What effect, if any, does legislative malapportionment have on international trade protection? This paper argues that in malapportioned legislatures, such as the U.S. Senate, industries become over‐represented in a legislature if they are disproportionately located in small constituencies. As a result, industries that are disproportionately located in smaller constituencies are likely to receive greater protection from international trade. To argue this point theoretically, this paper develops a new model, combining legislative bargaining and a model of lobbying to study trade protection while allowing for a legislature with multiple legislators and differently sized constituencies. We then test the predictions of this new model using tariff votes from the U.S. Senate in the late nineteenth and early twentieth centuries and a panel of tariffs and non‐tariff barriers to trade in the U.S. in the 1990s. Considerable support is found for the model's predictions. Industries concentrated in states where the population is low receive greater protection from imports.

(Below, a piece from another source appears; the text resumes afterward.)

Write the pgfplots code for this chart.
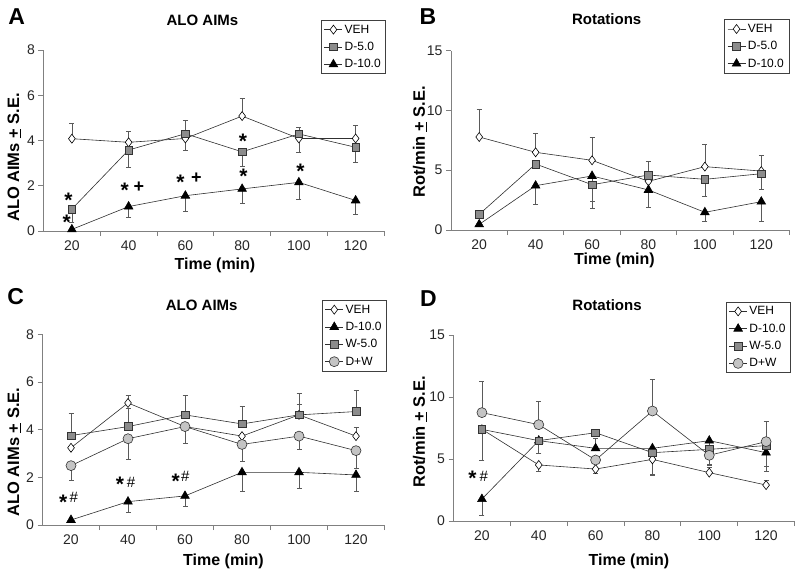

A Monte Carlo Study of Growth Regressions

with Romain Wacziarg
Published in Journal of Economic Growth 2009

GitHub page with simulation files Using Monte Carlo simulations, this paper evaluates the bias properties of estimators commonly used to estimate growth regressions derived from the Solow model. We explicitly allow for measurement error, country-specific fixed effects and regressor endogeneity. An OLS estimator applied to a single cross-section of variables averaged over time (the between estimator) performs best in terms of the extent of bias on each of the estimated coefficients. Fixed-effects and the Arellano–Bond GMM estimator overstate the speed of convergence under a wide variety of assumptions, while the between estimator understates it. Finally, fixed effects and Arellano–Bond bias towards zero the slope estimates on the human and physical capital accumulation variables, while the between estimator and the Blundell–Bond system GMM estimator bias these coefficients upwards.

Small States, Big Pork

with Romain Wacziarg
Published in Quarterly Journal of Political Science 2007

Using data on authorizations from the 2005 Highway Bill, we show that the legislative allocation of pork barrel spending by US state (measured by the value of transportation earmarks per capita) greatly favors smaller states. We exploit the difference between two versions of the bill: the version that was passed by the House and the compromise version passed in conference committee. Our empirical results provide strong evidence in favor of theories of legislative malapportionment.